Rows from a dataset of charts and code
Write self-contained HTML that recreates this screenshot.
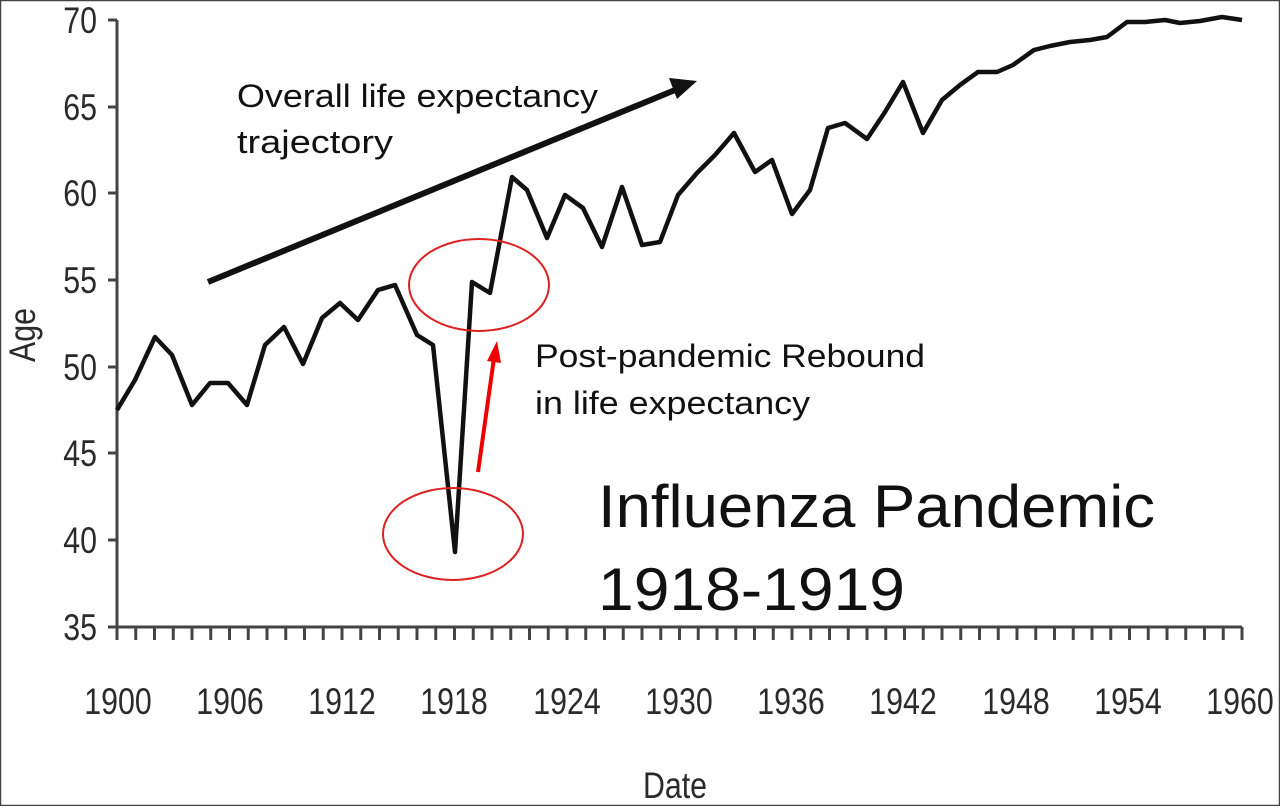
<!DOCTYPE html>
<html><head><meta charset="utf-8"><style>
html,body{margin:0;padding:0;background:#fff}
body{width:1280px;height:806px;overflow:hidden}
</style></head><body>
<svg width="1280" height="806" xmlns="http://www.w3.org/2000/svg">
<rect x="0.5" y="0.5" width="1279" height="805" fill="#fff" stroke="#444" stroke-width="1.5"/>
<g stroke="#444" stroke-width="3" fill="none">
<line x1="117" y1="20" x2="117" y2="627"/>
<line x1="108" y1="627" x2="1242" y2="627"/>
<line x1="108" y1="20" x2="117" y2="20"/>
<line x1="108" y1="107" x2="117" y2="107"/>
<line x1="108" y1="193" x2="117" y2="193"/>
<line x1="108" y1="280" x2="117" y2="280"/>
<line x1="108" y1="367" x2="117" y2="367"/>
<line x1="108" y1="453" x2="117" y2="453"/>
<line x1="108" y1="540" x2="117" y2="540"/>
</g>
<g id="ticks" stroke="#444" stroke-width="3"></g>
<g font-family="Liberation Sans, sans-serif" font-size="37" fill="#2a2a2a" text-anchor="end">
<text transform="translate(97,33) scale(0.82,1)">70</text>
<text transform="translate(97,120) scale(0.82,1)">65</text>
<text transform="translate(97,206) scale(0.82,1)">60</text>
<text transform="translate(97,293) scale(0.82,1)">55</text>
<text transform="translate(97,380) scale(0.82,1)">50</text>
<text transform="translate(97,466) scale(0.82,1)">45</text>
<text transform="translate(97,553) scale(0.82,1)">40</text>
<text transform="translate(97,640) scale(0.82,1)">35</text>
</g>
<g font-family="Liberation Sans, sans-serif" font-size="37" fill="#2a2a2a" text-anchor="middle">
<text transform="translate(118,714) scale(0.82,1)">1900</text>
<text transform="translate(230,714) scale(0.82,1)">1906</text>
<text transform="translate(342,714) scale(0.82,1)">1912</text>
<text transform="translate(454,714) scale(0.82,1)">1918</text>
<text transform="translate(567,714) scale(0.82,1)">1924</text>
<text transform="translate(679,714) scale(0.82,1)">1930</text>
<text transform="translate(791,714) scale(0.82,1)">1936</text>
<text transform="translate(903,714) scale(0.82,1)">1942</text>
<text transform="translate(1016,714) scale(0.82,1)">1948</text>
<text transform="translate(1128,714) scale(0.82,1)">1954</text>
<text transform="translate(1240,714) scale(0.82,1)">1960</text>
<text transform="translate(675,798) scale(0.82,1)">Date</text>
<text transform="translate(35,335) rotate(-90) scale(0.82,1)">Age</text>
</g>
<polyline fill="none" stroke="#111" stroke-width="4.5" stroke-linejoin="round" points="117,410 135,380 155,337 172,355 192,405 210,383 228,383 247,405 265,345 284,327 303,364 322,318 340,303 358,320 378,290 395,285 417,335 433,345 455,552 472,282 490,293 512,177 527,190 547,238 565,195 583,208 602,247 622,187 642,245 660,242 678,195 697,173 715,155 734,133 755,172 772,160 792,214 810,190 828,128 845,123 867,139 885,112 903,82 923,133 942,100 960,85 978,72 997,72 1013,65 1034,50 1050,46 1070,42 1090,40 1107,37 1127,22 1145,22 1165,20 1180,23 1200,21 1222,17 1242,20"/>
<line x1="208" y1="282" x2="675" y2="90" stroke="#111" stroke-width="6"/>
<polygon points="697,81 669,78 677,99" fill="#111"/>
<ellipse cx="479" cy="285" rx="70" ry="46" fill="none" stroke="#d22" stroke-width="2"/>
<ellipse cx="453" cy="534" rx="70" ry="46" fill="none" stroke="#d22" stroke-width="2"/>
<line x1="478" y1="472" x2="494" y2="358" stroke="#e00" stroke-width="4"/>
<polygon points="497,341 487,361 501,363" fill="#e00"/>
<g font-family="Liberation Sans, sans-serif" fill="#111">
<text x="237" y="107" font-size="32" textLength="361" lengthAdjust="spacingAndGlyphs">Overall life expectancy</text>
<text x="237" y="153" font-size="32" textLength="156" lengthAdjust="spacingAndGlyphs">trajectory</text>
<text x="535" y="367" font-size="32" textLength="390" lengthAdjust="spacingAndGlyphs">Post-pandemic Rebound</text>
<text x="535" y="414" font-size="32" textLength="275" lengthAdjust="spacingAndGlyphs">in life expectancy</text>
<text x="598" y="527" font-size="60" textLength="557" lengthAdjust="spacingAndGlyphs">Influenza Pandemic</text>
<text x="598" y="610" font-size="60" textLength="307" lengthAdjust="spacingAndGlyphs">1918-1919</text>
</g>
</svg>
<script>
var g=document.getElementById('ticks'),s='';
for(var i=0;i<=60;i++){var x=117+i*18.75;s+='<line x1="'+x+'" y1="627" x2="'+x+'" y2="640"/>';}
g.innerHTML=s;
</script>
</body></html>
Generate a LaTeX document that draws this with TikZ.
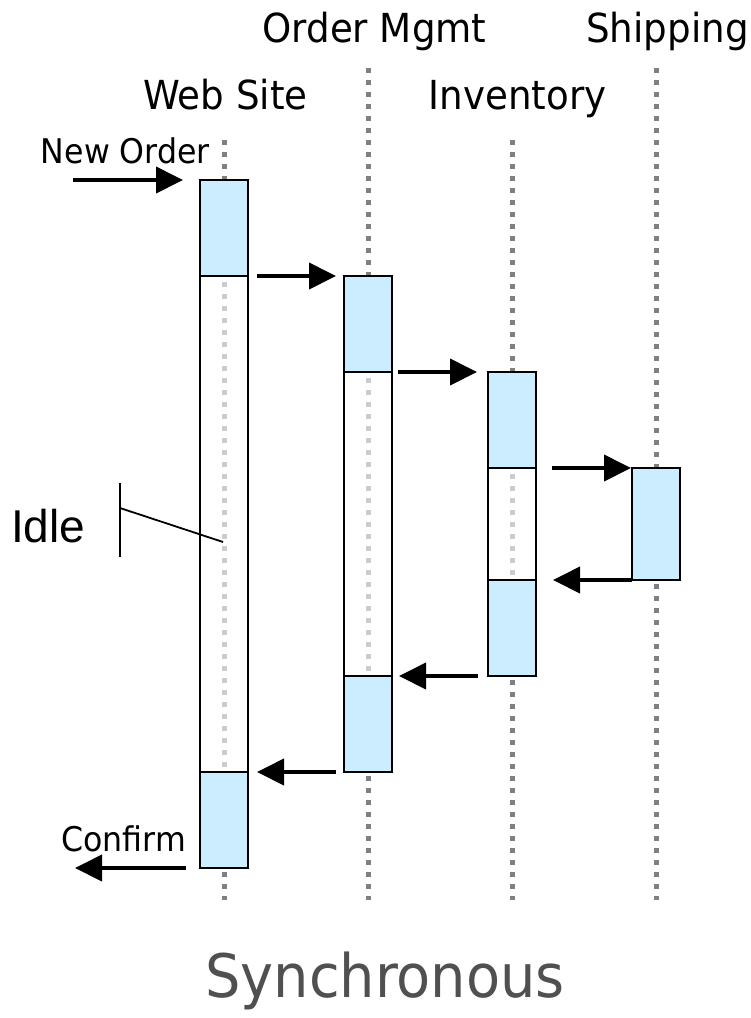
\documentclass[tikz,border=0pt]{standalone}
\usepackage{fontspec}
\setmainfont{DejaVu Sans}[FakeStretch=0.93]
\newfontfamily\idlefont{Liberation Sans}
\usetikzlibrary{arrows.meta}
\definecolor{barblue}{RGB}{204,236,255}
\definecolor{dotdark}{RGB}{128,128,128}
\definecolor{dotlight}{RGB}{204,204,204}
\definecolor{titlegray}{RGB}{80,80,80}
\tikzset{
  lifeline/.style={draw=dotdark, line width=5pt, dash pattern=on 5pt off 7pt},
  idledots/.style={draw=dotlight, line width=5pt, dash pattern=on 5pt off 7pt},
  seg/.style={draw=black, line width=2.4pt, minimum width=48pt, inner sep=0pt, outer sep=0pt, rectangle},
  busy/.style={seg, fill=barblue},
  idle/.style={seg, fill=white},
  msg/.style={line width=4pt, -{Triangle[length=27pt,width=26pt]}},
  head/.style={font=\fontsize{40}{48}\selectfont, anchor=base, inner sep=0pt},
  small/.style={font=\fontsize{34}{40}\selectfont, anchor=base east, inner sep=0pt},
}
\begin{document}
\begin{tikzpicture}[x=1pt,y=-1pt]
\useasboundingbox (0,0) rectangle (751,1018);
% headings
\node[head] (hom) at (374.5,42) {Order Mgmt};
\node[head] (hsh) at (667.5,42) {Shipping};
\node[head] (hws) at (225.5,109) {Web Site};
\node[head] (hin) at (517.5,109) {Inventory};
% lifelines
\coordinate (wtop) at (224,140); \coordinate (wbot) at (224,900);
\coordinate (otop) at (368,68);  \coordinate (obot) at (368,900);
\coordinate (itop) at (512,140); \coordinate (ibot) at (512,900);
\coordinate (stop) at (656,68);  \coordinate (sbot) at (656,900);
\draw[lifeline] (wtop) -- (wbot);
\draw[lifeline] (otop) -- (obot);
\draw[lifeline] (itop) -- (ibot);
\draw[lifeline] (stop) -- (sbot);
% activation bars
\node[busy, minimum height=96pt]  (w1) at (224,228) {};
\node[idle, minimum height=496pt] (w2) at (224,524) {};
\node[busy, minimum height=96pt]  (w3) at (224,820) {};
\node[busy, minimum height=96pt]  (o1) at (368,324) {};
\node[idle, minimum height=304pt] (o2) at (368,524) {};
\node[busy, minimum height=96pt]  (o3) at (368,724) {};
\node[busy, minimum height=96pt]  (i1) at (512,420) {};
\node[idle, minimum height=112pt] (i2) at (512,524) {};
\node[busy, minimum height=96pt]  (i3) at (512,628) {};
\node[busy, minimum height=112pt] (s1) at (656,524) {};
% faint lifeline inside idle parts
\draw[idledots] ([yshift=-6pt]w2.north) -- ([yshift=4pt]w2.south);
\draw[idledots] ([yshift=-6pt]o2.north) -- ([yshift=4pt]o2.south);
\draw[idledots] ([yshift=-6pt]i2.north) -- ([yshift=4pt]i2.south);
% messages
\coordinate (nostart) at (73,180);
\coordinate (cfend) at (75,868);
\node[small] (lno) at (210,163) {New Order};
\node[small] (lcf) at (186,851) {Confirm};
\draw[msg] (nostart) -- ([xshift=-17pt]w1.north west);
\draw[msg] ([xshift=9pt]w1.south east) -- ([xshift=-8pt]o1.north west);
\draw[msg] ([xshift=6pt]o1.south east) -- ([xshift=-11pt]i1.north west);
\draw[msg] ([xshift=16pt]i1.south east) -- ([xshift=-1pt]s1.north west);
\draw[msg] (s1.south west) -- ([xshift=17pt]i3.north east);
\draw[msg] ([xshift=-10pt]i3.south west) -- ([xshift=7pt]o3.north east);
\draw[msg] ([xshift=-8pt]o3.south west) -- ([xshift=9pt]w3.north east);
\draw[msg] ([xshift=-14pt]w3.south west) -- (cfend);
% idle annotation
\node[font=\idlefont\fontsize{46}{52}\selectfont, anchor=base west, inner sep=0pt] (lidle) at (11,542) {Idle};
\coordinate (idtop) at (120,483);
\coordinate (idbot) at (120,557);
\coordinate (idmid) at (120,508);
\coordinate (idpt) at (223,542);
\draw[line width=1.8pt] (idtop) -- (idbot);
\draw[line width=1.8pt] (idmid) -- (idpt);
% title
\node[font=\fontsize{60}{70}\selectfont, text=titlegray, anchor=base, inner sep=0pt] (title) at (385,997) {Synchronous};
\end{tikzpicture}
\end{document}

**Exercise goal:** From the entries above, copy every line where the word "that" shows up.

**Correct result:**
Write self-contained HTML that recreates this screenshot.
Generate a LaTeX document that draws this with TikZ.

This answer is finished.